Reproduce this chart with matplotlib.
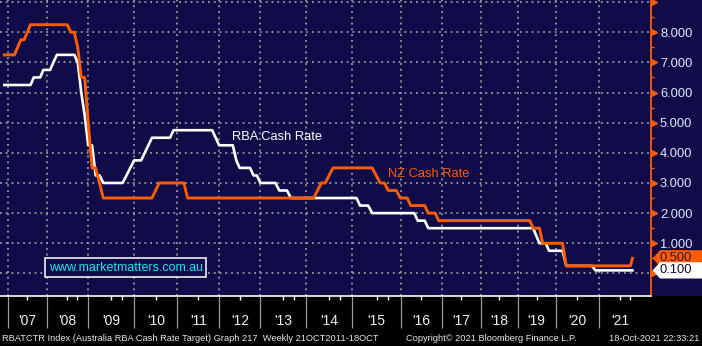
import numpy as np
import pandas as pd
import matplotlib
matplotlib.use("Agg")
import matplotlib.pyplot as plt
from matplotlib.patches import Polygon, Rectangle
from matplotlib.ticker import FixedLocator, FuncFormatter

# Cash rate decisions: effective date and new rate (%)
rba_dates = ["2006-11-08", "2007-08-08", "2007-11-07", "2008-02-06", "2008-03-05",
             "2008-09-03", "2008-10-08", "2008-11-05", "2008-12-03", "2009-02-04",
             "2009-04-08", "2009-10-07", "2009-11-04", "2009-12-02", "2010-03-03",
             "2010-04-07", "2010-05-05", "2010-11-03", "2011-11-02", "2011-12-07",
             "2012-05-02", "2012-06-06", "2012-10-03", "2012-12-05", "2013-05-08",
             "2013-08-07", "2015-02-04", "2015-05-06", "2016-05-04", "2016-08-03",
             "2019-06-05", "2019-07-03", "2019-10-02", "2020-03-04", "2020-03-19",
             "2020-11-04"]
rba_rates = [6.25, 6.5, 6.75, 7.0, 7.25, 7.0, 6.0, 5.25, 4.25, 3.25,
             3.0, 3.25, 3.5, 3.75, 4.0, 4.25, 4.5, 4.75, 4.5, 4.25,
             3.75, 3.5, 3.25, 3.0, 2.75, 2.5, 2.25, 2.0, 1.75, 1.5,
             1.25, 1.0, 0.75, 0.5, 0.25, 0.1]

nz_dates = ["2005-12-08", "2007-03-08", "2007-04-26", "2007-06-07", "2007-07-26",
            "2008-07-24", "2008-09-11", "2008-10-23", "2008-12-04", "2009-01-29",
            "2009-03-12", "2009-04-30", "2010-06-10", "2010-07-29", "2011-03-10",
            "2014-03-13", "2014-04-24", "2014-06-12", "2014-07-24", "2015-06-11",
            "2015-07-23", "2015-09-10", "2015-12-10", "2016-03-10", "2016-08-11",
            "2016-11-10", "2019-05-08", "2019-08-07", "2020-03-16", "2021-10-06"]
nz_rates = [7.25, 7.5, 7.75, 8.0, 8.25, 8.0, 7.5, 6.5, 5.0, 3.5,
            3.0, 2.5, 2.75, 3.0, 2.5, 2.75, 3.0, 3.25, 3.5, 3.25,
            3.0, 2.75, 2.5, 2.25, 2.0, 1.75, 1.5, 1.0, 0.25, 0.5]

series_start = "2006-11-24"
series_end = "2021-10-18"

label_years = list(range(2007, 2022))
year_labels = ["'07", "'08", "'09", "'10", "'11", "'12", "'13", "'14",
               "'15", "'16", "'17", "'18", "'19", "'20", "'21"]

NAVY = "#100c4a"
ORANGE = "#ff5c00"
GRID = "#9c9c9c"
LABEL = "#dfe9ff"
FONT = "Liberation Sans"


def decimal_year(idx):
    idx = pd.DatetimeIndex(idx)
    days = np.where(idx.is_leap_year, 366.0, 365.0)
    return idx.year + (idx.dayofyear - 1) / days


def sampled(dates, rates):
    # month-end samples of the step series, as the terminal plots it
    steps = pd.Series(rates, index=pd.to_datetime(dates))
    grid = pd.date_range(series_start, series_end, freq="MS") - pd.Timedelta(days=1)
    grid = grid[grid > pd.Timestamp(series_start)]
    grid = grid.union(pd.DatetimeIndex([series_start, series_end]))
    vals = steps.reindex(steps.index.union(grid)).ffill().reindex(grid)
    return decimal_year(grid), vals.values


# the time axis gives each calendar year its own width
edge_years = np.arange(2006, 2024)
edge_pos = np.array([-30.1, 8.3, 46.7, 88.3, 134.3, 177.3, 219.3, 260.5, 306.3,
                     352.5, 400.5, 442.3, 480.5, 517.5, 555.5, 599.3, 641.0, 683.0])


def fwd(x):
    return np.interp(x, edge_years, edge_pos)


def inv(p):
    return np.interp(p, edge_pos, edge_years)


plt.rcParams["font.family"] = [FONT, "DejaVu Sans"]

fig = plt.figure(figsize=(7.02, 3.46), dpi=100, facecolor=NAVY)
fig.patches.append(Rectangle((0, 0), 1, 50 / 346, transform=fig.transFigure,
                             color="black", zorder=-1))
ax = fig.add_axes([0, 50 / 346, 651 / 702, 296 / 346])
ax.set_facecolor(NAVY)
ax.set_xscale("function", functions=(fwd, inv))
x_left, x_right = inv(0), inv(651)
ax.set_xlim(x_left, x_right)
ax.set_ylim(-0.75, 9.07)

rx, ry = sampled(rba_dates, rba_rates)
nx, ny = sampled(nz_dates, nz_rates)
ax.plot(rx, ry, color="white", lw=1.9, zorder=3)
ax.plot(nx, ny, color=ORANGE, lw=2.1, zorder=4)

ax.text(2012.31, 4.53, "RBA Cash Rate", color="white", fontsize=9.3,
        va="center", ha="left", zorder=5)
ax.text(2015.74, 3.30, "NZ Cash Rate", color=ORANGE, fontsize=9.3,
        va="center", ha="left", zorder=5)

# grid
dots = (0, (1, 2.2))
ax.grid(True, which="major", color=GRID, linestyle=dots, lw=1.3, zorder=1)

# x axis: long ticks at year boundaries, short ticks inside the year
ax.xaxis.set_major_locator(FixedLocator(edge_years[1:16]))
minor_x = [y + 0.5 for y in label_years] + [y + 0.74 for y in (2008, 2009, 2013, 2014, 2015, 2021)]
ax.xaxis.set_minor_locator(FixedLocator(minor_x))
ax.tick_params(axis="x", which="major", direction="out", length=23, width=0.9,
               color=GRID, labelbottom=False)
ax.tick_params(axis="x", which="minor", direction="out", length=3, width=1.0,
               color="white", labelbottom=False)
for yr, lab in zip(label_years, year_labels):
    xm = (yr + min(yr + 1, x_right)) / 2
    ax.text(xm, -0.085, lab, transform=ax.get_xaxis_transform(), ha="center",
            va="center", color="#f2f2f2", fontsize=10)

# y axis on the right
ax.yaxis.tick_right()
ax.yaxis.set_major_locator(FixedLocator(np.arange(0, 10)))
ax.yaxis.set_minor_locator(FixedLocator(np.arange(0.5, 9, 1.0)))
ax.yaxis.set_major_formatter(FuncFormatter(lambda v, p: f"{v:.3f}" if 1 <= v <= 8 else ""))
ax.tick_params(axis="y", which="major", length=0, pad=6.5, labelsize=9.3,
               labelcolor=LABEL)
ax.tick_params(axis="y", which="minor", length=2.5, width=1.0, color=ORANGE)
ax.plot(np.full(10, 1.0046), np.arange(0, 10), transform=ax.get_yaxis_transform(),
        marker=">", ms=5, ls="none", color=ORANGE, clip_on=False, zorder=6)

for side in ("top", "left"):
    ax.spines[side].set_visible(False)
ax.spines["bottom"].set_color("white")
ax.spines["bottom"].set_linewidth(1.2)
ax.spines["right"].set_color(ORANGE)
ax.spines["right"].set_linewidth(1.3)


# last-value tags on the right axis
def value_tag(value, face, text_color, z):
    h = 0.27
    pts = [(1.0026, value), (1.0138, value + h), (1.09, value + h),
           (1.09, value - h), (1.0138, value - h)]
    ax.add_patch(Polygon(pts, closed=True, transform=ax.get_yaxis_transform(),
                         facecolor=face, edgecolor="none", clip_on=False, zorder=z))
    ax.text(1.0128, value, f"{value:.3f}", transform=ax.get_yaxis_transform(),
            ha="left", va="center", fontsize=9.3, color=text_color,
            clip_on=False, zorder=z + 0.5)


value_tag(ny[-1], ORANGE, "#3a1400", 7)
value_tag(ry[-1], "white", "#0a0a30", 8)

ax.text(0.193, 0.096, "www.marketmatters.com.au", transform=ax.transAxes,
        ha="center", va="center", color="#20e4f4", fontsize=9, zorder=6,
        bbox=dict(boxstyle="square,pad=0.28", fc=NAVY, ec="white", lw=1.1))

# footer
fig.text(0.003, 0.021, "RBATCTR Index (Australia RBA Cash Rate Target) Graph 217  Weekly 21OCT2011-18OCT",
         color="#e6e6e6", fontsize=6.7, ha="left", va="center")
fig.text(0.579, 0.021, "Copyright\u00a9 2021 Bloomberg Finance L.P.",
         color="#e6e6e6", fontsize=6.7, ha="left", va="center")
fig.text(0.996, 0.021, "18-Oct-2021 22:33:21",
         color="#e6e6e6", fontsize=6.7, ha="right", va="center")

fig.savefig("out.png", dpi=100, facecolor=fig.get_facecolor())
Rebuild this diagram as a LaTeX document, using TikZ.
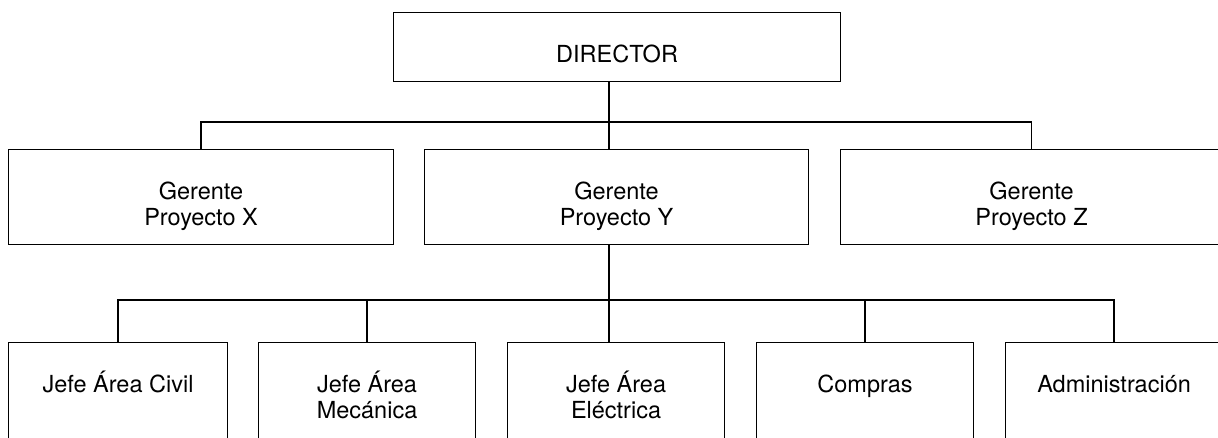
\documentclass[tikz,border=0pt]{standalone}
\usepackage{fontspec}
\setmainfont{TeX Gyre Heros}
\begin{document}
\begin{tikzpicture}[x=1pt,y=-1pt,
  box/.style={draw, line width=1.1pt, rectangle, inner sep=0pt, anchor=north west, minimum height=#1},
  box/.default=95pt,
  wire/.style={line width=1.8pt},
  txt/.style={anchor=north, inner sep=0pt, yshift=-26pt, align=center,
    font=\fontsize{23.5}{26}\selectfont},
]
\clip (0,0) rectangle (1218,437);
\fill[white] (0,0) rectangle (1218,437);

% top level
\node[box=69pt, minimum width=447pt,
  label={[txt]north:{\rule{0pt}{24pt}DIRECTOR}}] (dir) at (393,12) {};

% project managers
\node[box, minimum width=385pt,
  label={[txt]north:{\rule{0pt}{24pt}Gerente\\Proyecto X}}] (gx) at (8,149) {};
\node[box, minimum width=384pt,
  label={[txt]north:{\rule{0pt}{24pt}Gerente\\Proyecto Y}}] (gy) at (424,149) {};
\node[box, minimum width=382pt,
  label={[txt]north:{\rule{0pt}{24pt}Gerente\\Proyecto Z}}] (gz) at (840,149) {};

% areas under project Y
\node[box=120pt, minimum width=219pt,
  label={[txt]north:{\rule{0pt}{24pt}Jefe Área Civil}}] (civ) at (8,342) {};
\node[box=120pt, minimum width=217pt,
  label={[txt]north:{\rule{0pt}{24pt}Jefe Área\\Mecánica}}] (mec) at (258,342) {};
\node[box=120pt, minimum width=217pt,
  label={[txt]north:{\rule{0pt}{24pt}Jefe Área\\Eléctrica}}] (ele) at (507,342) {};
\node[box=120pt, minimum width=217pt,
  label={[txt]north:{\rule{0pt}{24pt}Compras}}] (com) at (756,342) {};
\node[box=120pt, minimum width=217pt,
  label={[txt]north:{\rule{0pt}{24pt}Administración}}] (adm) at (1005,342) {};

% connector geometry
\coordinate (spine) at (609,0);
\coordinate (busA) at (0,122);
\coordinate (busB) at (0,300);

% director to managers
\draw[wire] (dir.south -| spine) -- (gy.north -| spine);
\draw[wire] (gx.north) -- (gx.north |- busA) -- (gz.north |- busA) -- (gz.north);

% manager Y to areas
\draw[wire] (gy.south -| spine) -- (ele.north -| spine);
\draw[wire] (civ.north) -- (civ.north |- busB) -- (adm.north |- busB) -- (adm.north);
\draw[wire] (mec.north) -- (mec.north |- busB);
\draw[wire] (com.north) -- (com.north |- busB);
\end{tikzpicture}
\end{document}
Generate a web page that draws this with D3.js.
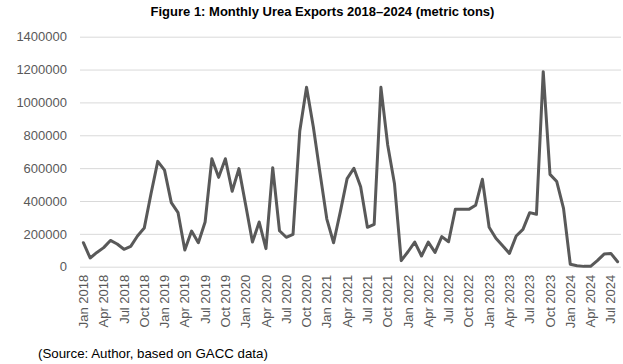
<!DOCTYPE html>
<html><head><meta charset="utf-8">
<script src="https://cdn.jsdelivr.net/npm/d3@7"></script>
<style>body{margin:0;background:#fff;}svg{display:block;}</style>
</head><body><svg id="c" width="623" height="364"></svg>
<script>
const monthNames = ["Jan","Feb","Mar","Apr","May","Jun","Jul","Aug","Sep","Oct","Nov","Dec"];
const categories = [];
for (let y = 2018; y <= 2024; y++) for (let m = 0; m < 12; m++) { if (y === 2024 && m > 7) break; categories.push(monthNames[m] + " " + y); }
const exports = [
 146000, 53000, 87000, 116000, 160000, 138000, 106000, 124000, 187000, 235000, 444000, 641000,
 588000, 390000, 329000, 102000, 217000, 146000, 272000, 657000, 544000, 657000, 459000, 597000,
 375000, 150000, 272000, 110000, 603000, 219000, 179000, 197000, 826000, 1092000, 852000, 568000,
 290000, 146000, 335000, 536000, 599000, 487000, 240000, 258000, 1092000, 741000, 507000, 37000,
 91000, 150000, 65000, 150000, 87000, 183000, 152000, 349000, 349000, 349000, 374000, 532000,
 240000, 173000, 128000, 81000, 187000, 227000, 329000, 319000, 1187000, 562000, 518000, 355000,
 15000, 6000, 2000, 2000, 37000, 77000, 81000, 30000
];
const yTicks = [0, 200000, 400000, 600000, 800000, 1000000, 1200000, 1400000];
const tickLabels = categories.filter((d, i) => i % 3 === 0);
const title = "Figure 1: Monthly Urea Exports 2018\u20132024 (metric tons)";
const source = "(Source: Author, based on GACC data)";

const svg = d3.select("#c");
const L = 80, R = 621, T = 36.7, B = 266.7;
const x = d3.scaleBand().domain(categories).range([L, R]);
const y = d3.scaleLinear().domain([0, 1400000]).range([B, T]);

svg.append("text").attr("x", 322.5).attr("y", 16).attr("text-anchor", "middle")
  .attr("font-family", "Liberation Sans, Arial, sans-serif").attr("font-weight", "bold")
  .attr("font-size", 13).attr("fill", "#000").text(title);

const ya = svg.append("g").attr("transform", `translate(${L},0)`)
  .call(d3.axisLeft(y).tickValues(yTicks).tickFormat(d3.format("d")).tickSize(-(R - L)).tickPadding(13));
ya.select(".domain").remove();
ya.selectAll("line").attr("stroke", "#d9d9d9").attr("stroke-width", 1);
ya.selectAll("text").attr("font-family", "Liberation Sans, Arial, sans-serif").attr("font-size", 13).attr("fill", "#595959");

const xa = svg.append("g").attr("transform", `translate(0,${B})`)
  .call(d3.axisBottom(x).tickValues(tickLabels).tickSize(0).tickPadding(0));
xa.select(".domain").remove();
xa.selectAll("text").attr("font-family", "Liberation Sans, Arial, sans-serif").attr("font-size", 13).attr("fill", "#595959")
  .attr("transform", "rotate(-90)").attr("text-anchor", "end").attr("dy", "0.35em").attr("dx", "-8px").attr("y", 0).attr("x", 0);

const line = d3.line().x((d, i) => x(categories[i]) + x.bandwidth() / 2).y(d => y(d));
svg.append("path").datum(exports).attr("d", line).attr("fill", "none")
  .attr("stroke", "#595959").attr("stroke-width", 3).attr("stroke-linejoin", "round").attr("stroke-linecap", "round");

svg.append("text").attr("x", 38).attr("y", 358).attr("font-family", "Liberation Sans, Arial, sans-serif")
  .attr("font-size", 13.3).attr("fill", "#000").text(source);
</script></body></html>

-*-

▶ _Exercise details_
Restate the lines of the records exactly, starting at the first and stopping after the line with "1.25, 1.0, 0.75, 0.5, 0.25, 0.1]". Leave out any picture.

▶ _Answer to this task_
Reproduce this chart with matplotlib.
import numpy as np
import pandas as pd
import matplotlib
matplotlib.use("Agg")
import matplotlib.pyplot as plt
from matplotlib.patches import Polygon, Rectangle
from matplotlib.ticker import FixedLocator, FuncFormatter

# Cash rate decisions: effective date and new rate (%)
rba_dates = ["2006-11-08", "2007-08-08", "2007-11-07", "2008-02-06", "2008-03-05",
             "2008-09-03", "2008-10-08", "2008-11-05", "2008-12-03", "2009-02-04",
             "2009-04-08", "2009-10-07", "2009-11-04", "2009-12-02", "2010-03-03",
             "2010-04-07", "2010-05-05", "2010-11-03", "2011-11-02", "2011-12-07",
             "2012-05-02", "2012-06-06", "2012-10-03", "2012-12-05", "2013-05-08",
             "2013-08-07", "2015-02-04", "2015-05-06", "2016-05-04", "2016-08-03",
             "2019-06-05", "2019-07-03", "2019-10-02", "2020-03-04", "2020-03-19",
             "2020-11-04"]
rba_rates = [6.25, 6.5, 6.75, 7.0, 7.25, 7.0, 6.0, 5.25, 4.25, 3.25,
             3.0, 3.25, 3.5, 3.75, 4.0, 4.25, 4.5, 4.75, 4.5, 4.25,
             3.75, 3.5, 3.25, 3.0, 2.75, 2.5, 2.25, 2.0, 1.75, 1.5,
             1.25, 1.0, 0.75, 0.5, 0.25, 0.1]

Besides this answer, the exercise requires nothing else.